Tensile fracture of ice : test methods and fracture mechanics analysis

Sammanfattning: This thesis is concerned with several aspects of fracture of both brackish (low salinity) sea ice and freshwater ice. The tests and analyses are confined to tensile, or in fracture mechanics language, Mode I, fracture. A large part of this thesis is dedicated to demonstrate that Linear Elastic Fracture Mechanics (LEFM) can be applicable on ice by laboratory and in-situ tests of defined specimens. All interpretations are made using the dicipline of LEFM.First, the development of a field test equipment called FIFT ( a Field Instrument for Fracture toughness Tests on ice) is described.

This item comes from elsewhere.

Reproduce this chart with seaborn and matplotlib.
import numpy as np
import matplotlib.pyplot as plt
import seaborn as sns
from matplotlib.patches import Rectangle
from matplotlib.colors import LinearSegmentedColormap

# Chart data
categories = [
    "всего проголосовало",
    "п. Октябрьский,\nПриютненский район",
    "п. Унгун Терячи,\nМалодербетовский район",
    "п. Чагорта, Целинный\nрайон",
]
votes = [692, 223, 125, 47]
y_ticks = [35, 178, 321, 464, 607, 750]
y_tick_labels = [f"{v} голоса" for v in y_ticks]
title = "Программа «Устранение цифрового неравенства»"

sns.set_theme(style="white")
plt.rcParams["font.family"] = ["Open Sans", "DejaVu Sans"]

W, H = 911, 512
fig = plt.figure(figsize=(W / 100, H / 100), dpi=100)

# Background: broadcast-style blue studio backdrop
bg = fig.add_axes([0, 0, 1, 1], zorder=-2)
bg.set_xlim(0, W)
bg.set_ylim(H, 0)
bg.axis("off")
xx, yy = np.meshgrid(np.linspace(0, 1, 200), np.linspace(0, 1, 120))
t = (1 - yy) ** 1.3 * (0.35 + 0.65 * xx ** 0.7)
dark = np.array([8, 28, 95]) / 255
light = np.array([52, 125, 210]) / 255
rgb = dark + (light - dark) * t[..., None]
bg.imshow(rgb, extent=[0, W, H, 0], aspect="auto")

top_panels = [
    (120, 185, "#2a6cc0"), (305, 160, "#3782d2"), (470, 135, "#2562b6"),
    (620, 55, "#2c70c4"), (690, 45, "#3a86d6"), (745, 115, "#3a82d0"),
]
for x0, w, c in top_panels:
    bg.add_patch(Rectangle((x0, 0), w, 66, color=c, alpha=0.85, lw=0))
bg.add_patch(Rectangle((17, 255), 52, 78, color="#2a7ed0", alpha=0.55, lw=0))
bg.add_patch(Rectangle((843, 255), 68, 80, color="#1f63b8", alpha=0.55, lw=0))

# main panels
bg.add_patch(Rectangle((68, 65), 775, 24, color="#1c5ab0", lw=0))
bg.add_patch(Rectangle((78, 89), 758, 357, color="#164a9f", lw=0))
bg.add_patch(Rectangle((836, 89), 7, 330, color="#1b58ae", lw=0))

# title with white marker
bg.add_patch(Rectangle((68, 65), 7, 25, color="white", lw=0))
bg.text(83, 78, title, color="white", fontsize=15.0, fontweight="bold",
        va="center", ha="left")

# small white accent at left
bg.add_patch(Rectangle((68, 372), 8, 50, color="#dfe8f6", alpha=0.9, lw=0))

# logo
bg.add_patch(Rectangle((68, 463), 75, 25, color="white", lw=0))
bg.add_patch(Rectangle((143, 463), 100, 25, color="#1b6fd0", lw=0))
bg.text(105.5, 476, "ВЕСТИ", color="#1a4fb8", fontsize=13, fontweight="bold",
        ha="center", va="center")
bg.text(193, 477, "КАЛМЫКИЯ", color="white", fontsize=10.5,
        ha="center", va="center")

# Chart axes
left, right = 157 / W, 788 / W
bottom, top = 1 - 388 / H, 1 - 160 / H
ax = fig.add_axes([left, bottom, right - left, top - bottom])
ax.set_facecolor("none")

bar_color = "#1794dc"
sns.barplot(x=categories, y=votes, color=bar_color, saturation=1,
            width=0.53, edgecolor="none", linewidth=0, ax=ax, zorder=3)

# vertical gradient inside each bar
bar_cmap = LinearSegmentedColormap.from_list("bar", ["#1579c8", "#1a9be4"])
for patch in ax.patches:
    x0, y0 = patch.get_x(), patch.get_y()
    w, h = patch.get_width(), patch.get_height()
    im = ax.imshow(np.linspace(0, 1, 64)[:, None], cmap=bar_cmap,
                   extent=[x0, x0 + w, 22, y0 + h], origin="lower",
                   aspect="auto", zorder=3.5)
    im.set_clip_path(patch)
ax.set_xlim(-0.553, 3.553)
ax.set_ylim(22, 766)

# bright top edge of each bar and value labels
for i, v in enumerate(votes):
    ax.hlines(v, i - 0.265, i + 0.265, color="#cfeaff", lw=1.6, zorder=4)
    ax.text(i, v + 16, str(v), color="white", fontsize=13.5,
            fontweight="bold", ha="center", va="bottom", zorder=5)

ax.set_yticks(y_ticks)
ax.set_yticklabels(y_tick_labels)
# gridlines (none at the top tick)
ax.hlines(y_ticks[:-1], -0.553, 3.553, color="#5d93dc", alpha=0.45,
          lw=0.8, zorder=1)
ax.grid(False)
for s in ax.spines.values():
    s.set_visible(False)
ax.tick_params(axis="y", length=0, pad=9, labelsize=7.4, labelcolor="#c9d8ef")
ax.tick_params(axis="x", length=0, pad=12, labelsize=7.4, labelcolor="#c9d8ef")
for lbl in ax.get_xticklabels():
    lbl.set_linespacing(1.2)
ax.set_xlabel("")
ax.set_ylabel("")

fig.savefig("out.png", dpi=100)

The FIFT is used in both field and laboratory fracture toughness tests on brackish sea ice from the Gulf of Bothnia to describe porosity effects on the apparent fracture toughness, KQ, and estimate crack velocities. An appropriate speciment size, in terms of notch sensitivity, is then provided valid for grain sizes ranging from 1.6 to nearly 100 mm.An augmented use of the FIFT is then described where fracture toughness tests are performed on S1 type freshwater ice to investigate if similarities exist in the local KI fields for three different fracture geometries. The results indicate that, under comparable conditions, KQ is similar for all of the geometries. However, the type of specimen, has a marked influence on the character of the fracture surface.Then, the influence of structural anisotropy on the fracture toughness of S1 ice is investigated by fabricating and testing three different fracture geometries from a single ice core. This approach is suitable for both field and, as in this work, laboratory studies. There is a wide scatter in the KQ values. Possible explanations to the results are discussed in terms of the microstructural influences and specimen size effects.Finally, crack growth resistance measurements on large grained S1 ice is conducted. A new fracture geometry is used which is found to be extremely favorable of promoting stable, stick-slip, crack growth over a large portion of the uncracked ligament. Now a complete characterization of the fracture resistance curve is therefore possible, A negative fracture resistance KR-curve is evaluated for the S1 ice at -16°C.